(Recorded data)
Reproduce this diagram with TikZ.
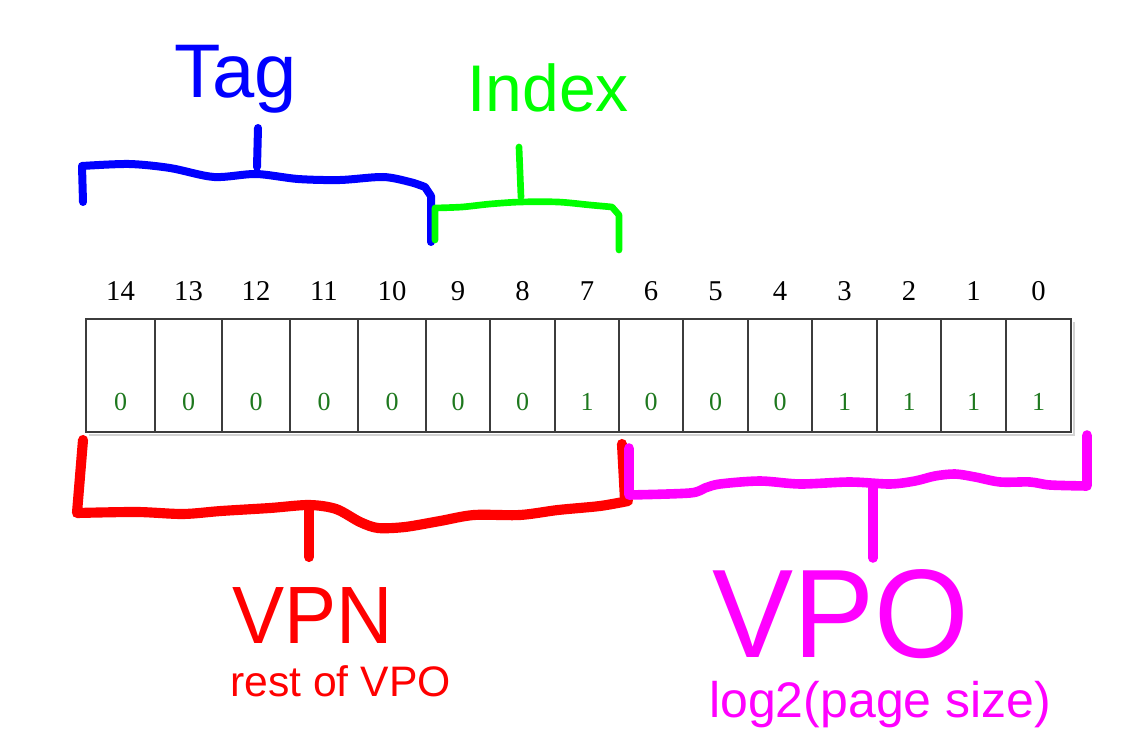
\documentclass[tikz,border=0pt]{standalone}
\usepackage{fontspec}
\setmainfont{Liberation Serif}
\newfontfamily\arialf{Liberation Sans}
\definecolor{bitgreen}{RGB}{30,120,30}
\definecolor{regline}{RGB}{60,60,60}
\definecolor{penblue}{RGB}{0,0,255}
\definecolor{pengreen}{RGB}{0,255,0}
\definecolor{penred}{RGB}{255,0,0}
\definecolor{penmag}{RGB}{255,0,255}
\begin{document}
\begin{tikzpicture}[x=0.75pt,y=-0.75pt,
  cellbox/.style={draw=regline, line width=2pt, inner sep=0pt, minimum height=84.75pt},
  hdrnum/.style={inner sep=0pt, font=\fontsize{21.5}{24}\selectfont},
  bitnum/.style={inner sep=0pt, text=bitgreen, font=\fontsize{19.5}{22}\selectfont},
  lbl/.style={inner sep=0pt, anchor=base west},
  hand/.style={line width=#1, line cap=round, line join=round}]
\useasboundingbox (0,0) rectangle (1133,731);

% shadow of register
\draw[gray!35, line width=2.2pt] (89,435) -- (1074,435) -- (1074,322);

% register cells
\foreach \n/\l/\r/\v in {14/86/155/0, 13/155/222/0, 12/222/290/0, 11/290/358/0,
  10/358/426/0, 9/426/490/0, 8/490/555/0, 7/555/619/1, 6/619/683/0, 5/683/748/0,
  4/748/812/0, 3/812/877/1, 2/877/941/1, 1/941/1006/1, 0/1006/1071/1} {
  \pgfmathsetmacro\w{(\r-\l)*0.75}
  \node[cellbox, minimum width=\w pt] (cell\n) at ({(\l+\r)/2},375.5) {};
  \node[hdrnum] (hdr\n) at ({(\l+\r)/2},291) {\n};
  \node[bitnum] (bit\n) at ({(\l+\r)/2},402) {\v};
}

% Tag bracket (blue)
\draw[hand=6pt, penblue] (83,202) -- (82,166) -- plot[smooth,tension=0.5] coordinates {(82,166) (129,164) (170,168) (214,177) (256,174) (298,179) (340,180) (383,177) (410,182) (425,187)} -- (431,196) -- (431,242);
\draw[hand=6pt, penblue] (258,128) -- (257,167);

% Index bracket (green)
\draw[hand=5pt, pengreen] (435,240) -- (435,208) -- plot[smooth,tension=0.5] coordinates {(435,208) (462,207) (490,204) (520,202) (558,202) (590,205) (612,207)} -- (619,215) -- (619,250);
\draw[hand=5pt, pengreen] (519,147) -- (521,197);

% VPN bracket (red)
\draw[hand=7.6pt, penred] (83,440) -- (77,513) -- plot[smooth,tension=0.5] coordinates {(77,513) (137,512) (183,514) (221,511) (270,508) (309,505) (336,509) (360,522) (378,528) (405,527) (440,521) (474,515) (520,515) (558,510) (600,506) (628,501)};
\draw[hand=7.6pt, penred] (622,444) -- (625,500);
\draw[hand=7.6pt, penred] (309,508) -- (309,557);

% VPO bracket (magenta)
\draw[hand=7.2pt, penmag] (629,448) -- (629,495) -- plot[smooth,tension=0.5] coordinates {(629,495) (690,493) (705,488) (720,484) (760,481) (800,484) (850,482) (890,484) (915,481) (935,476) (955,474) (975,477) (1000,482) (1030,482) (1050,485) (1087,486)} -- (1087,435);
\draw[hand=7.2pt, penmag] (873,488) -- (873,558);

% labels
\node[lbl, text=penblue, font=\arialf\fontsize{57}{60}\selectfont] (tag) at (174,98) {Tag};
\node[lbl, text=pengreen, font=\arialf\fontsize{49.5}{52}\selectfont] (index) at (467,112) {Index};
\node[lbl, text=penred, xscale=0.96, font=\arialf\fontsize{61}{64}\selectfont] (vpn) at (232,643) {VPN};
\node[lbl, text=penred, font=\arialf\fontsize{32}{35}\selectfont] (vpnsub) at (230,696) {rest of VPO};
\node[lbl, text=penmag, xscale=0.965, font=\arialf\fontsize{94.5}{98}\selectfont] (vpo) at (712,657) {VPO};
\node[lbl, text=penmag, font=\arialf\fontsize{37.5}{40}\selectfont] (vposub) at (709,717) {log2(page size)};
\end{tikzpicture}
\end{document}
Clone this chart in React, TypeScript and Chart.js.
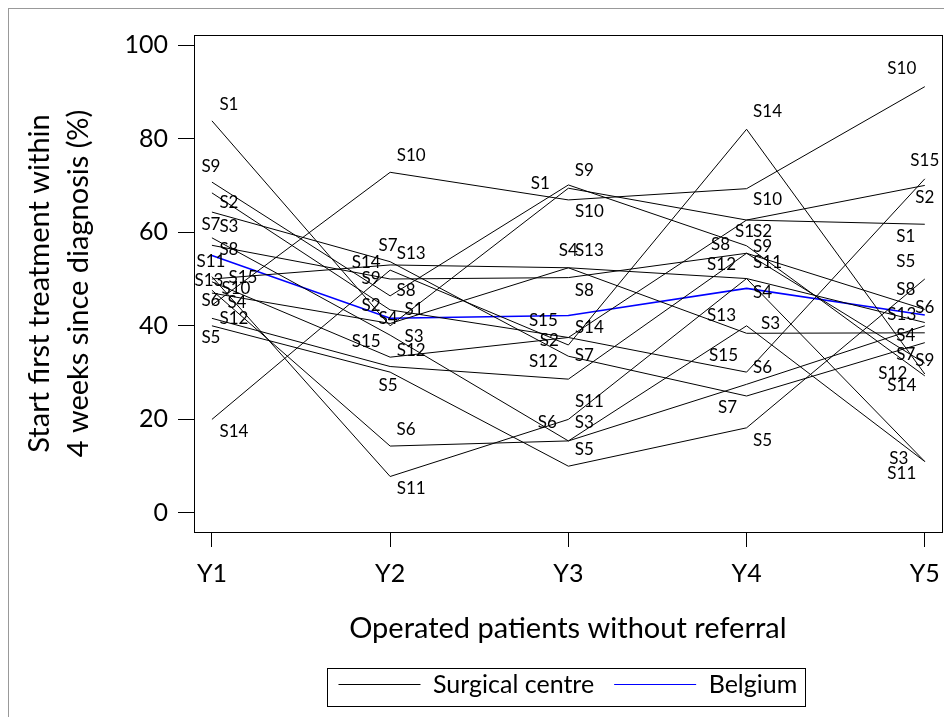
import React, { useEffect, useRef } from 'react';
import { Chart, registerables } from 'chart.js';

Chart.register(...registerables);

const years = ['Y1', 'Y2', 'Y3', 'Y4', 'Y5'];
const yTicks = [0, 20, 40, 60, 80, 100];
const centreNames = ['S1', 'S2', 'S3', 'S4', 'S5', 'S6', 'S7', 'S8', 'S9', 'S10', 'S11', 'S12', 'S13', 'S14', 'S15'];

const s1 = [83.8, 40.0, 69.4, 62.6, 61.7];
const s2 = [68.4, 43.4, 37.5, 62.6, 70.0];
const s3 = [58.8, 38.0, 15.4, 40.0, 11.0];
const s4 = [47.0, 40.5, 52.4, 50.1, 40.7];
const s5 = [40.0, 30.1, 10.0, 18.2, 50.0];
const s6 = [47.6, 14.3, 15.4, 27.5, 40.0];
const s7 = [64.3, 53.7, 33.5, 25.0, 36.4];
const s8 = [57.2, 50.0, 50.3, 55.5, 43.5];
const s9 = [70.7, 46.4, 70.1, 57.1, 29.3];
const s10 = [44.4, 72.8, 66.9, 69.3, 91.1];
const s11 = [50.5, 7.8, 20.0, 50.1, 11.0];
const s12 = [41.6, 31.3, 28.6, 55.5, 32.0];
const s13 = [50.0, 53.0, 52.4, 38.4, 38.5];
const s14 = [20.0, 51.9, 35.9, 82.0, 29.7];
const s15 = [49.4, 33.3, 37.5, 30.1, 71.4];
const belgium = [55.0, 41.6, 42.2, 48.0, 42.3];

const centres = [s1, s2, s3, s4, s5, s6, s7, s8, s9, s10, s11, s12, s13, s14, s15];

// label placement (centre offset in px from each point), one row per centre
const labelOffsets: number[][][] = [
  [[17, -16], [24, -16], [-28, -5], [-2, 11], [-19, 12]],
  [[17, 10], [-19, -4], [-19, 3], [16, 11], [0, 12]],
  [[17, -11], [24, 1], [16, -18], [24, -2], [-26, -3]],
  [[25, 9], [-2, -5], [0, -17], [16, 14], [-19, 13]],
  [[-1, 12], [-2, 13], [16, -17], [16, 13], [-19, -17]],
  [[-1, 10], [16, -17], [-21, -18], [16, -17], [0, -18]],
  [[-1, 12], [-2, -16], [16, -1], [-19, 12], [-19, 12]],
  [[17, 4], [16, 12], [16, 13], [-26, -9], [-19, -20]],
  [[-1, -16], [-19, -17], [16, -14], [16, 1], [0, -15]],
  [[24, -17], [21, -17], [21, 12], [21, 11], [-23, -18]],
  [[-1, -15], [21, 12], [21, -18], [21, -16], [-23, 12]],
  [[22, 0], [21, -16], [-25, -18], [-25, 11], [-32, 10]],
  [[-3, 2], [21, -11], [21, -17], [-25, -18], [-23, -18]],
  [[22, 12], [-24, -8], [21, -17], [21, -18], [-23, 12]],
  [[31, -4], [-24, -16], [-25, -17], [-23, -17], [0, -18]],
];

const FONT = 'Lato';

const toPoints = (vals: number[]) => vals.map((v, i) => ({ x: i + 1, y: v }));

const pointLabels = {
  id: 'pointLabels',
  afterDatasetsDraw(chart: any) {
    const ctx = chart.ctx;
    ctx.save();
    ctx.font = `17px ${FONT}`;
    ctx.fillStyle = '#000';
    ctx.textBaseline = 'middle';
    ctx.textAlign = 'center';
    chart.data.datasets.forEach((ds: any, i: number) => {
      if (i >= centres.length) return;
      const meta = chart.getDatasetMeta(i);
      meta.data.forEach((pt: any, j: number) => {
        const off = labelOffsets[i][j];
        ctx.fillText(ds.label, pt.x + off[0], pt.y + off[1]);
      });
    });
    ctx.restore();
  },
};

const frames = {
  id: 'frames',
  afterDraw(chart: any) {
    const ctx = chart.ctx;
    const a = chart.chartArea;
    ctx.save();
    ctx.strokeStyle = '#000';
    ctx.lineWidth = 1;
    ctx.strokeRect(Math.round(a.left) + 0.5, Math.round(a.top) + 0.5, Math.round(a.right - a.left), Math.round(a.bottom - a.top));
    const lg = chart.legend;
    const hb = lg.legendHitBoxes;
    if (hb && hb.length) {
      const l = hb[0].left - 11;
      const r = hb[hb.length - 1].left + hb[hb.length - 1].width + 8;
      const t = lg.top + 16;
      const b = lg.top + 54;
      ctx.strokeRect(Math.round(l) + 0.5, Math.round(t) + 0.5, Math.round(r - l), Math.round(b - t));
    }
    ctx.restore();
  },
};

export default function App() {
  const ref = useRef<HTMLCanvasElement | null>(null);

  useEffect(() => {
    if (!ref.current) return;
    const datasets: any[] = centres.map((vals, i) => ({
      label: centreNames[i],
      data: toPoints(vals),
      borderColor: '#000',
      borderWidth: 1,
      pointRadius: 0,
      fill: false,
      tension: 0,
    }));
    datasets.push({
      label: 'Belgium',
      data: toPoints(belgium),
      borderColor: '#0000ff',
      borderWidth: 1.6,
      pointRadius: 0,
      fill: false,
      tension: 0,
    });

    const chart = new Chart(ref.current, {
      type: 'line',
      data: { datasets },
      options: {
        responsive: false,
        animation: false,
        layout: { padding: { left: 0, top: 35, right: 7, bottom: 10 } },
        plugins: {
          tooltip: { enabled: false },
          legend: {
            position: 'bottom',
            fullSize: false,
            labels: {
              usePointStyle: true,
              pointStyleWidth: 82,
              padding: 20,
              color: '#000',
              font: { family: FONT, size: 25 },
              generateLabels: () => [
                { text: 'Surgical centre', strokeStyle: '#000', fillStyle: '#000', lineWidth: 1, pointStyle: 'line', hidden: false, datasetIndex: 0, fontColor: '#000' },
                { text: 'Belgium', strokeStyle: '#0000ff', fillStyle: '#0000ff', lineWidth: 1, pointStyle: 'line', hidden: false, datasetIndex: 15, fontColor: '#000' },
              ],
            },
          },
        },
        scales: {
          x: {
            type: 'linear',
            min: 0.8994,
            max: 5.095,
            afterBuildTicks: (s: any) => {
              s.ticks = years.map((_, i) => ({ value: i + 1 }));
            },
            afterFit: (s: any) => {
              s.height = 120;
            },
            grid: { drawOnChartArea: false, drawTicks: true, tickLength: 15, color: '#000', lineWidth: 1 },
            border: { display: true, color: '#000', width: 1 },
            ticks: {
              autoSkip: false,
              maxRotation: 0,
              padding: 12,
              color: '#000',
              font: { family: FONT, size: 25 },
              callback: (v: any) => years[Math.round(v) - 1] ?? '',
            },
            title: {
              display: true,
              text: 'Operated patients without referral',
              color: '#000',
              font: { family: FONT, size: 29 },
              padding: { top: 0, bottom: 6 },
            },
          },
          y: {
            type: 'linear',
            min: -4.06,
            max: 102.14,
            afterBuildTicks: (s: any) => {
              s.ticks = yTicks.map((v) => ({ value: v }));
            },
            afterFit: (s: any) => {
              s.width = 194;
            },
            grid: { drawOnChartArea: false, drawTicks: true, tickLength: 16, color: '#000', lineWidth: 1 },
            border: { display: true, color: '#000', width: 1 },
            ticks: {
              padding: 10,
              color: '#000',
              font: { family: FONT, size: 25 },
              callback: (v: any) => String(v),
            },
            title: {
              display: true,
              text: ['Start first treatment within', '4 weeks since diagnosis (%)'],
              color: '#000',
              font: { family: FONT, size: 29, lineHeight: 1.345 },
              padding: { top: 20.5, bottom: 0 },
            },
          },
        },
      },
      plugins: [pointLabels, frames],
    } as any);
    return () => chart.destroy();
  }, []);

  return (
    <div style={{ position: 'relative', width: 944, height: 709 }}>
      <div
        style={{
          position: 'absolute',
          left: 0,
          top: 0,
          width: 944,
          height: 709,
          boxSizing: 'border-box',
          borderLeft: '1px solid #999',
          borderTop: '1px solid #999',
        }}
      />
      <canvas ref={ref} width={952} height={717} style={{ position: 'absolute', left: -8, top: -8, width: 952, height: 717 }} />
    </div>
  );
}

AIM OF THE EXERCISE>
Copy, word for word, the entries above from the first line to the line that holds "(258,128) -- (257,167);". Drop the pictures.

SOLUTION TO THIS PROBLEM>
Reproduce this diagram with TikZ.
\documentclass[tikz,border=0pt]{standalone}
\usepackage{fontspec}
\setmainfont{Liberation Serif}
\newfontfamily\arialf{Liberation Sans}
\definecolor{bitgreen}{RGB}{30,120,30}
\definecolor{regline}{RGB}{60,60,60}
\definecolor{penblue}{RGB}{0,0,255}
\definecolor{pengreen}{RGB}{0,255,0}
\definecolor{penred}{RGB}{255,0,0}
\definecolor{penmag}{RGB}{255,0,255}
\begin{document}
\begin{tikzpicture}[x=0.75pt,y=-0.75pt,
  cellbox/.style={draw=regline, line width=2pt, inner sep=0pt, minimum height=84.75pt},
  hdrnum/.style={inner sep=0pt, font=\fontsize{21.5}{24}\selectfont},
  bitnum/.style={inner sep=0pt, text=bitgreen, font=\fontsize{19.5}{22}\selectfont},
  lbl/.style={inner sep=0pt, anchor=base west},
  hand/.style={line width=#1, line cap=round, line join=round}]
\useasboundingbox (0,0) rectangle (1133,731);

% shadow of register
\draw[gray!35, line width=2.2pt] (89,435) -- (1074,435) -- (1074,322);

% register cells
\foreach \n/\l/\r/\v in {14/86/155/0, 13/155/222/0, 12/222/290/0, 11/290/358/0,
  10/358/426/0, 9/426/490/0, 8/490/555/0, 7/555/619/1, 6/619/683/0, 5/683/748/0,
  4/748/812/0, 3/812/877/1, 2/877/941/1, 1/941/1006/1, 0/1006/1071/1} {
  \pgfmathsetmacro\w{(\r-\l)*0.75}
  \node[cellbox, minimum width=\w pt] (cell\n) at ({(\l+\r)/2},375.5) {};
  \node[hdrnum] (hdr\n) at ({(\l+\r)/2},291) {\n};
  \node[bitnum] (bit\n) at ({(\l+\r)/2},402) {\v};
}

% Tag bracket (blue)
\draw[hand=6pt, penblue] (83,202) -- (82,166) -- plot[smooth,tension=0.5] coordinates {(82,166) (129,164) (170,168) (214,177) (256,174) (298,179) (340,180) (383,177) (410,182) (425,187)} -- (431,196) -- (431,242);
\draw[hand=6pt, penblue] (258,128) -- (257,167);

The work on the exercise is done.